▶ _Exercise objective_
Give the material once more, word for word, without any images.

▶ _Supplied material_

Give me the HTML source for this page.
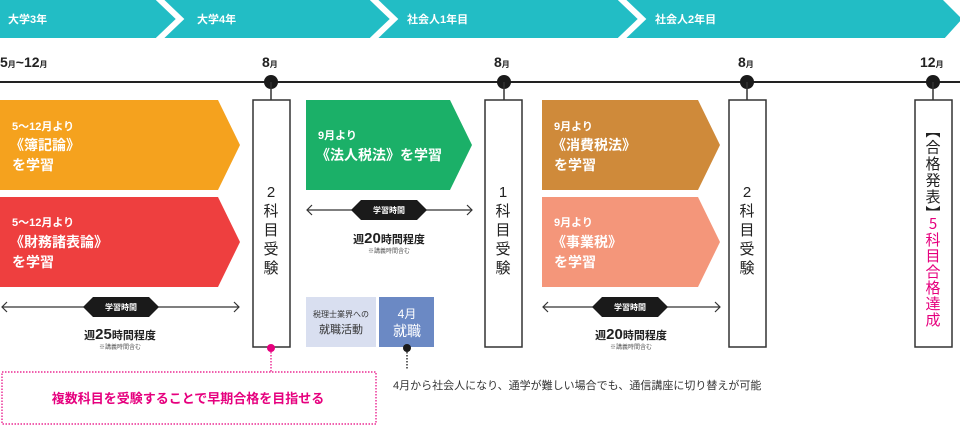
<!DOCTYPE html>
<html><head><meta charset="utf-8"><style>
html,body{margin:0;padding:0;background:#fff;}
svg{display:block;font-family:"Liberation Sans","Noto Sans CJK JP",sans-serif;}
.w{fill:#fff;font-weight:bold;}
.m{font-weight:bold;fill:#222;}
.v{font-size:15px;fill:#222;text-anchor:middle;}
.vt{font-size:15px;writing-mode:vertical-rl;text-orientation:upright;font-family:"Noto Sans CJK JP",sans-serif;}
</style></head><body>
<svg width="960" height="427" viewBox="0 0 960 427">
<rect x="0" y="0" width="960" height="38" fill="#22bdc5"/>
<polyline points="158,-2 180,19 158,40" fill="none" stroke="#fff" stroke-width="6"/>
<polyline points="372,-2 394,19 372,40" fill="none" stroke="#fff" stroke-width="6"/>
<polyline points="620,-2 642,19 620,40" fill="none" stroke="#fff" stroke-width="6"/>
<polygon points="943,0 962,0 962,40 943,40 962,19" fill="#fff"/>
<g class="w" font-size="11">
<text x="8" y="23">大学3年</text>
<text x="197" y="23">大学4年</text>
<text x="407" y="23">社会人1年目</text>
<text x="655" y="23">社会人2年目</text>
</g>
<g class="m" font-size="14">
<text x="0" y="67">5<tspan font-size="8">月</tspan>~12<tspan font-size="8">月</tspan></text>
<text x="262" y="67">8<tspan font-size="8">月</tspan></text>
<text x="494" y="67">8<tspan font-size="8">月</tspan></text>
<text x="738" y="67">8<tspan font-size="8">月</tspan></text>
<text x="920" y="67">12<tspan font-size="8">月</tspan></text>
</g>
<line x1="0" y1="82" x2="960" y2="82" stroke="#222" stroke-width="2"/>
<g fill="#1a1a1a">
<circle cx="271" cy="82" r="7"/><circle cx="504" cy="82" r="7"/><circle cx="747" cy="82" r="7"/><circle cx="933" cy="82" r="7"/>
</g>
<g stroke="#333" stroke-width="1.5" fill="none">
<line x1="271" y1="82" x2="271" y2="100"/><line x1="504" y1="82" x2="504" y2="100"/><line x1="747" y1="82" x2="747" y2="100"/><line x1="933" y1="82" x2="933" y2="100"/>
<rect x="253" y="100" width="37" height="247" fill="#fff"/>
<rect x="485" y="100" width="37" height="247" fill="#fff"/>
<rect x="729" y="100" width="37" height="247" fill="#fff"/>
<rect x="915" y="100" width="37" height="247" fill="#fff"/>
</g>
<g class="v">
<text x="271" y="197">2</text><text x="271" y="216">科</text><text x="271" y="235">目</text><text x="271" y="254">受</text><text x="271" y="273">験</text>
<text x="503" y="197">1</text><text x="503" y="216">科</text><text x="503" y="235">目</text><text x="503" y="254">受</text><text x="503" y="273">験</text>
<text x="747" y="197">2</text><text x="747" y="216">科</text><text x="747" y="235">目</text><text x="747" y="254">受</text><text x="747" y="273">験</text>
</g>
<text class="vt" x="933" y="123" fill="#222" letter-spacing="1.5">【合格発表】</text>
<text class="vt" x="933" y="216" fill="#e6007e" letter-spacing="1">5科目合格達成</text>
<polygon points="0,100 218,100 240,145 218,190 0,190" fill="#f5a21e"/>
<polygon points="0,197 218,197 240,242 218,287 0,287" fill="#ee3f3f"/>
<polygon points="306,100 450,100 472,145 450,190 306,190" fill="#1bb068"/>
<polygon points="542,100 698,100 720,145 698,190 542,190" fill="#cf8a3a"/>
<polygon points="542,197 698,197 720,242 698,287 542,287" fill="#f4967a"/>
<g class="w">
<text x="12" y="130" font-size="11">5～12月より</text>
<text x="10" y="150" font-size="14">《簿記論》</text>
<text x="12" y="170" font-size="14">を学習</text>
<text x="12" y="226" font-size="11">5～12月より</text>
<text x="10" y="247" font-size="14">《財務諸表論》</text>
<text x="12" y="267" font-size="14">を学習</text>
<text x="318" y="139" font-size="11">9月より</text>
<text x="316" y="160" font-size="14">《法人税法》を学習</text>
<text x="554" y="130" font-size="11">9月より</text>
<text x="552" y="150" font-size="14">《消費税法》</text>
<text x="554" y="170" font-size="14">を学習</text>
<text x="554" y="226" font-size="11">9月より</text>
<text x="552" y="247" font-size="14">《事業税》</text>
<text x="554" y="267" font-size="14">を学習</text>
</g>
<g stroke="#333" stroke-width="1.2" fill="none">
<line x1="2" y1="307" x2="239" y2="307"/><polyline points="7,302 2,307 7,312"/><polyline points="234,302 239,307 234,312"/>
<line x1="307" y1="210" x2="472" y2="210"/><polyline points="312,205 307,210 312,215"/><polyline points="467,205 472,210 467,215"/>
<line x1="543" y1="307" x2="720" y2="307"/><polyline points="548,302 543,307 548,312"/><polyline points="715,302 720,307 715,312"/>
</g>
<g fill="#1a1a1a">
<polygon points="83,307 93,297 149,297 159,307 149,317 93,317"/>
<polygon points="351,210 361,200 417,200 427,210 417,220 361,220"/>
<polygon points="592,307 602,297 658,297 668,307 658,317 602,317"/>
</g>
<g fill="#fff" font-size="8" font-weight="bold" text-anchor="middle">
<text x="121" y="310">学習時間</text><text x="389" y="213">学習時間</text><text x="630" y="310">学習時間</text>
</g>
<g class="m" text-anchor="middle" font-size="11">
<text x="120" y="339">週<tspan font-size="15">25</tspan>時間程度</text>
<text x="389" y="243">週<tspan font-size="15">20</tspan>時間程度</text>
<text x="631" y="339">週<tspan font-size="15">20</tspan>時間程度</text>
</g>
<g fill="#555" font-size="6" text-anchor="middle">
<text x="120" y="349">※講義時間含む</text><text x="389" y="253">※講義時間含む</text><text x="631" y="349">※講義時間含む</text>
</g>
<rect x="306" y="297" width="70" height="50" fill="#d9dff0"/>
<rect x="379" y="297" width="55" height="50" fill="#6b89c4"/>
<text x="341" y="317" font-size="8" fill="#333" text-anchor="middle">税理士業界への</text>
<text x="341" y="333" font-size="11" fill="#333" text-anchor="middle">就職活動</text>
<text x="407" y="318" font-size="12" fill="#fff" text-anchor="middle">4月</text>
<text x="407" y="336" font-size="14" fill="#fff" text-anchor="middle">就職</text>
<circle cx="407" cy="348" r="4" fill="#1a1a1a"/>
<line x1="407" y1="352" x2="407" y2="370" stroke="#333" stroke-width="1.5" stroke-dasharray="1.5,1.5"/>
<text x="393" y="389" font-size="11" fill="#333">4月から社会人になり、通学が難しい場合でも、通信講座に切り替えが可能</text>
<circle cx="271" cy="348" r="4" fill="#e6007e"/>
<line x1="271" y1="352" x2="271" y2="372" stroke="#e6007e" stroke-width="1.2" stroke-dasharray="1.5,1.5"/>
<rect x="2" y="372" width="374" height="52" fill="none" stroke="#e6007e" stroke-width="1.2" stroke-dasharray="1.5,1.5"/>
<text x="188" y="403" font-size="13" font-weight="bold" fill="#e6007e" text-anchor="middle">複数科目を受験することで早期合格を目指せる</text>
</svg>
</body></html>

▶ _Solution to the exercise_
Give me the HTML source for this page.
<!DOCTYPE html>
<html><head><meta charset="utf-8"><style>
html,body{margin:0;padding:0;background:#fff;}
svg{display:block;font-family:"Liberation Sans","Noto Sans CJK JP",sans-serif;}
.w{fill:#fff;font-weight:bold;}
.m{font-weight:bold;fill:#222;}
.v{font-size:15px;fill:#222;text-anchor:middle;}
.vt{font-size:15px;writing-mode:vertical-rl;text-orientation:upright;font-family:"Noto Sans CJK JP",sans-serif;}
</style></head><body>
<svg width="960" height="427" viewBox="0 0 960 427">
<rect x="0" y="0" width="960" height="38" fill="#22bdc5"/>
<polyline points="158,-2 180,19 158,40" fill="none" stroke="#fff" stroke-width="6"/>
<polyline points="372,-2 394,19 372,40" fill="none" stroke="#fff" stroke-width="6"/>
<polyline points="620,-2 642,19 620,40" fill="none" stroke="#fff" stroke-width="6"/>
<polygon points="943,0 962,0 962,40 943,40 962,19" fill="#fff"/>
<g class="w" font-size="11">
<text x="8" y="23">大学3年</text>
<text x="197" y="23">大学4年</text>
<text x="407" y="23">社会人1年目</text>
<text x="655" y="23">社会人2年目</text>
</g>
<g class="m" font-size="14">
<text x="0" y="67">5<tspan font-size="8">月</tspan>~12<tspan font-size="8">月</tspan></text>
<text x="262" y="67">8<tspan font-size="8">月</tspan></text>
<text x="494" y="67">8<tspan font-size="8">月</tspan></text>
<text x="738" y="67">8<tspan font-size="8">月</tspan></text>
<text x="920" y="67">12<tspan font-size="8">月</tspan></text>
</g>
<line x1="0" y1="82" x2="960" y2="82" stroke="#222" stroke-width="2"/>
<g fill="#1a1a1a">
<circle cx="271" cy="82" r="7"/><circle cx="504" cy="82" r="7"/><circle cx="747" cy="82" r="7"/><circle cx="933" cy="82" r="7"/>
</g>
<g stroke="#333" stroke-width="1.5" fill="none">
<line x1="271" y1="82" x2="271" y2="100"/><line x1="504" y1="82" x2="504" y2="100"/><line x1="747" y1="82" x2="747" y2="100"/><line x1="933" y1="82" x2="933" y2="100"/>
<rect x="253" y="100" width="37" height="247" fill="#fff"/>
<rect x="485" y="100" width="37" height="247" fill="#fff"/>
<rect x="729" y="100" width="37" height="247" fill="#fff"/>
<rect x="915" y="100" width="37" height="247" fill="#fff"/>
</g>
<g class="v">
<text x="271" y="197">2</text><text x="271" y="216">科</text><text x="271" y="235">目</text><text x="271" y="254">受</text><text x="271" y="273">験</text>
<text x="503" y="197">1</text><text x="503" y="216">科</text><text x="503" y="235">目</text><text x="503" y="254">受</text><text x="503" y="273">験</text>
<text x="747" y="197">2</text><text x="747" y="216">科</text><text x="747" y="235">目</text><text x="747" y="254">受</text><text x="747" y="273">験</text>
</g>
<text class="vt" x="933" y="123" fill="#222" letter-spacing="1.5">【合格発表】</text>
<text class="vt" x="933" y="216" fill="#e6007e" letter-spacing="1">5科目合格達成</text>
<polygon points="0,100 218,100 240,145 218,190 0,190" fill="#f5a21e"/>
<polygon points="0,197 218,197 240,242 218,287 0,287" fill="#ee3f3f"/>
<polygon points="306,100 450,100 472,145 450,190 306,190" fill="#1bb068"/>
<polygon points="542,100 698,100 720,145 698,190 542,190" fill="#cf8a3a"/>
<polygon points="542,197 698,197 720,242 698,287 542,287" fill="#f4967a"/>
<g class="w">
<text x="12" y="130" font-size="11">5～12月より</text>
<text x="10" y="150" font-size="14">《簿記論》</text>
<text x="12" y="170" font-size="14">を学習</text>
<text x="12" y="226" font-size="11">5～12月より</text>
<text x="10" y="247" font-size="14">《財務諸表論》</text>
<text x="12" y="267" font-size="14">を学習</text>
<text x="318" y="139" font-size="11">9月より</text>
<text x="316" y="160" font-size="14">《法人税法》を学習</text>
<text x="554" y="130" font-size="11">9月より</text>
<text x="552" y="150" font-size="14">《消費税法》</text>
<text x="554" y="170" font-size="14">を学習</text>
<text x="554" y="226" font-size="11">9月より</text>
<text x="552" y="247" font-size="14">《事業税》</text>
<text x="554" y="267" font-size="14">を学習</text>
</g>
<g stroke="#333" stroke-width="1.2" fill="none">
<line x1="2" y1="307" x2="239" y2="307"/><polyline points="7,302 2,307 7,312"/><polyline points="234,302 239,307 234,312"/>
<line x1="307" y1="210" x2="472" y2="210"/><polyline points="312,205 307,210 312,215"/><polyline points="467,205 472,210 467,215"/>
<line x1="543" y1="307" x2="720" y2="307"/><polyline points="548,302 543,307 548,312"/><polyline points="715,302 720,307 715,312"/>
</g>
<g fill="#1a1a1a">
<polygon points="83,307 93,297 149,297 159,307 149,317 93,317"/>
<polygon points="351,210 361,200 417,200 427,210 417,220 361,220"/>
<polygon points="592,307 602,297 658,297 668,307 658,317 602,317"/>
</g>
<g fill="#fff" font-size="8" font-weight="bold" text-anchor="middle">
<text x="121" y="310">学習時間</text><text x="389" y="213">学習時間</text><text x="630" y="310">学習時間</text>
</g>
<g class="m" text-anchor="middle" font-size="11">
<text x="120" y="339">週<tspan font-size="15">25</tspan>時間程度</text>
<text x="389" y="243">週<tspan font-size="15">20</tspan>時間程度</text>
<text x="631" y="339">週<tspan font-size="15">20</tspan>時間程度</text>
</g>
<g fill="#555" font-size="6" text-anchor="middle">
<text x="120" y="349">※講義時間含む</text><text x="389" y="253">※講義時間含む</text><text x="631" y="349">※講義時間含む</text>
</g>
<rect x="306" y="297" width="70" height="50" fill="#d9dff0"/>
<rect x="379" y="297" width="55" height="50" fill="#6b89c4"/>
<text x="341" y="317" font-size="8" fill="#333" text-anchor="middle">税理士業界への</text>
<text x="341" y="333" font-size="11" fill="#333" text-anchor="middle">就職活動</text>
<text x="407" y="318" font-size="12" fill="#fff" text-anchor="middle">4月</text>
<text x="407" y="336" font-size="14" fill="#fff" text-anchor="middle">就職</text>
<circle cx="407" cy="348" r="4" fill="#1a1a1a"/>
<line x1="407" y1="352" x2="407" y2="370" stroke="#333" stroke-width="1.5" stroke-dasharray="1.5,1.5"/>
<text x="393" y="389" font-size="11" fill="#333">4月から社会人になり、通学が難しい場合でも、通信講座に切り替えが可能</text>
<circle cx="271" cy="348" r="4" fill="#e6007e"/>
<line x1="271" y1="352" x2="271" y2="372" stroke="#e6007e" stroke-width="1.2" stroke-dasharray="1.5,1.5"/>
<rect x="2" y="372" width="374" height="52" fill="none" stroke="#e6007e" stroke-width="1.2" stroke-dasharray="1.5,1.5"/>
<text x="188" y="403" font-size="13" font-weight="bold" fill="#e6007e" text-anchor="middle">複数科目を受験することで早期合格を目指せる</text>
</svg>
</body></html>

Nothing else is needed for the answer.